To facilitate comparison, oligosaccharide sequences are translated from IUPAC nomenclature into symbols that represent elements of backbone geometry, only considering monomer dimension and stereochemistry of acceptor and anomeric donor carbon atoms, and ignoring sidechains and chemical modification (Fig. 9). Briefly, the monomer dimension is represented by a single letter P, F or L depending on whether the monomer sugar is a pyranose, furanose or is linear, respectively. Stereochemistry of the acceptor and donor carbon atoms is represented by the index number of the carbon position within the ring/monomer, followed by a single letter U, D or N depending on whether the linked oxygen atom is U (up=above the monomer ring), D (down=below the monomer ring), or N (neither above or below the ring). The N symbol is assigned in cases of conformational flexibility such as with alditols or C6 linkages. At present, in scoring the similarity of two thus translated residues, the entirety of the translation strings must be identical to achieve a score of +1. Further details and limitations will be presented elsewhere (G.P. Gippert, manuscript in preparation).

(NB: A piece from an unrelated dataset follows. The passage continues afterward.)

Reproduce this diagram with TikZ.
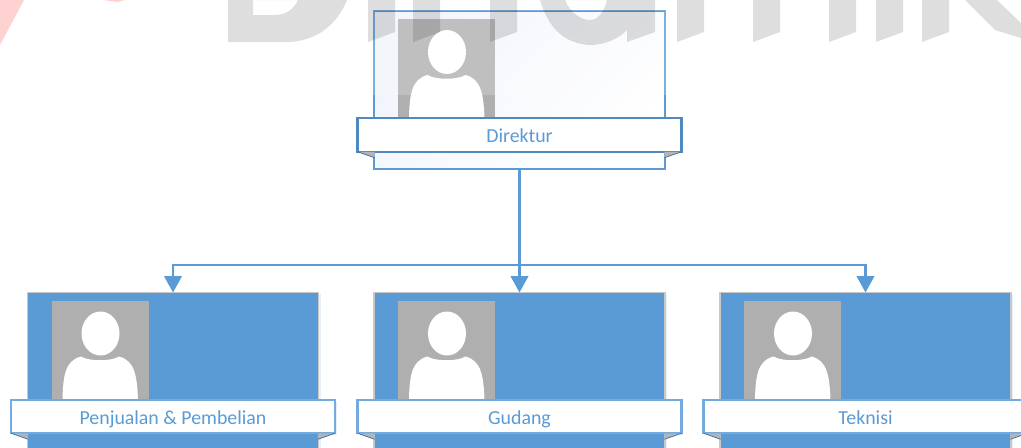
\documentclass[tikz,border=0pt]{standalone}
\usepackage{fontspec}
\setmainfont{Carlito}
\usetikzlibrary{arrows.meta,shadows}
\definecolor{cardBlue}{HTML}{5B9BD5}
\definecolor{ribbonLight}{HTML}{74ABDF}
\definecolor{ribbonDark}{HTML}{4F89C0}
\definecolor{cardEdge}{HTML}{C8C8C8}
\definecolor{photoGray}{HTML}{AFAFAF}
\definecolor{foldGray}{HTML}{B4B4B4}
\definecolor{foldLine}{HTML}{2F6DA6}
\definecolor{cardTint}{HTML}{F0F4FB}
\definecolor{pinkMark}{HTML}{FFD2D2}
\tikzset{
    card/.style={minimum width=5.82cm, minimum height=3.16cm, inner sep=0pt, outer sep=0pt},
    dirCard/.style={card, draw=cardBlue, line width=0.9pt, left color=cardTint, right color=white, shading angle=45},
    subCard/.style={card, draw=cardEdge, line width=1.1pt, fill=cardBlue,
        drop shadow={shadow xshift=0.05cm, shadow yshift=-0.03cm, fill=cardBlue, opacity=0.15}},
    photo/.style={fill=photoGray, minimum width=1.95cm, minimum height=1.98cm, inner sep=0pt, outer sep=0pt},
    ribbon/.style={line width=1.2pt, fill=white, text=cardBlue, minimum width=6.48cm,
        minimum height=0.67cm, inner sep=0pt, outer sep=0pt, text height=9.3pt, text depth=0.7pt,
        font=\fontsize{11.3}{13}\selectfont},
    dirRibbon/.style={ribbon, draw=ribbonDark},
    subRibbon/.style={ribbon, draw=ribbonLight,
        drop shadow={shadow xshift=0.04cm, shadow yshift=-0.04cm, fill=cardBlue, opacity=0.15}},
    link/.style={draw=cardBlue, line width=1.5pt},
    linkArrow/.style={link, -{Triangle[length=0.33cm, width=0.35cm]}},
    watermark/.style={fill=black, fill opacity=0.13},
}
\begin{document}
\begin{tikzpicture}[x=0.02cm, y=-0.02cm]
    \useasboundingbox (0, 0) rectangle (1021, 447);
    \clip (0, 0) rectangle (1021, 447);

    \foreach \cardname/\cardx/\cardy/\cardstyle/\ribbonstyle/\cardtext in {
        direktur/519.5/90/dirCard/dirRibbon/Direktur,
        penjualan/173/371.5/subCard/subRibbon/Penjualan \& Pembelian,
        gudang/519.5/371.5/subCard/subRibbon/Gudang,
        teknisi/865.5/371.5/subCard/subRibbon/Teknisi} {
        \node[\cardstyle] (\cardname Card) at (\cardx, \cardy) {};
        \node[photo, anchor=north west] (\cardname Photo) at (\cardx - 121.5, \cardy - 71) {};
        \fill[white] (\cardx - 72.5, \cardy - 38) ellipse [x radius=19, y radius=22];
        \fill[white] (\cardx - 110.5, \cardy + 28) .. controls (\cardx - 110, \cardy + 5) and (\cardx - 108, \cardy - 11) .. (\cardx - 92, \cardy - 15)
            .. controls (\cardx - 84, \cardy - 10) and (\cardx - 62, \cardy - 10) .. (\cardx - 54, \cardy - 15)
            .. controls (\cardx - 38, \cardy - 11) and (\cardx - 36, \cardy + 5) .. (\cardx - 35, \cardy + 28) -- cycle;
        \node[\ribbonstyle] (\cardname Ribbon) at (\cardx, \cardy + 45) {\cardtext};
        \fill[foldGray] (\cardname Ribbon.south west) -- ++(17, 0) -- ++(0, 6) -- cycle;
        \fill[foldGray] (\cardname Ribbon.south east) -- ++(-17, 0) -- ++(0, 6) -- cycle;
        \draw[foldLine] (\cardname Ribbon.south west) -- ++(17, 6);
        \draw[foldLine] (\cardname Ribbon.south east) -- ++(-17, 6);
    }
    \draw[foldLine, opacity=0.6] (direkturCard.north west) -- (direkturCard.north east);

    % connectors
    \coordinate (busPoint) at (519.5, 265);
    \draw[linkArrow] (direkturCard.south) -- (gudangCard.north);
    \draw[linkArrow] (busPoint) -| (penjualanCard.north);
    \draw[linkArrow] (busPoint) -| (teknisiCard.north);

    % background mark lying over the top
    \fill[white, fill opacity=0.2] (0, 0) rectangle (1021, 95);
    \fill[pinkMark] (0, 0) -- (24, 0) -- (0, 45) -- cycle;
    \fill[pinkMark] (103, 0) -- (125, 0) -- (118, 2) -- cycle;
    \fill[watermark, even odd rule] (228, 0) -- (228, 42) -- (290, 42) .. controls (320, 40) and (338, 22) .. (347, 0) -- cycle
        (253, 0) -- (253, 15) -- (275, 15) .. controls (286, 15) and (294, 9) .. (298, 0) -- cycle;
    \foreach \barx in {368, 413, 490, 677, 753, 829, 876, 922} {
        \fill[watermark] (\barx, 0) -- (\barx, 42) -- (\barx + 27, 32) -- (\barx + 27, 0) -- cycle;
    }
    \fill[watermark, even odd rule] (540, 0) .. controls (548, 28) and (565, 44) .. (590, 45) .. controls (605, 45) and (620, 38) .. (627, 30)
        -- (627, 42) -- (655, 32) -- (655, 0) -- cycle
        (565, 0) .. controls (570, 12) and (580, 20) .. (590, 20) .. controls (598, 20) and (604, 12) .. (607, 0) -- cycle;
    \fill[watermark] (965, 0) -- (995, 30) -- (1021, 38) -- (1021, 23) -- (997, 0) -- cycle;
\end{tikzpicture}
\end{document}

Fig. 9: Oligosaccharide translation from IUPAC nomenclature to backbone (geometric) subunits for a trisaccharide consisting of one D-galactopyranose and two D-glucopyranose residues joined by intramolecular β1 → 3 and α1 → 4 bonds, respectively, and an intermolecular α1 → 3 bond formed in the polymerase reaction.
figure 9

a IUPAC nomenclature. b Stereochemical projection highlighting backbone (thick gray line) and transfer bond (hatched line segments), and translated geometric subunits below. c Completed translation.

Comparison of the families

Pairwise HHblits analyses33 were performed for each of the new CAZy families. The HHblits scores were visualized in a heatmap using Python Matplotlib64.

AlphaFold214 structures were generated of representative proteins from the families using the ColabFold implementation65 on our internal GPU cluster processed with the recommended settings. The best ranked relaxed model was used. The protein structures were visualized in PyMOL66 and pairwise structural superimpositions were performed using the CEalign algorithm67.

Reporting summary

Further information on research design is available in the Nature Portfolio Reporting Summary linked to this article.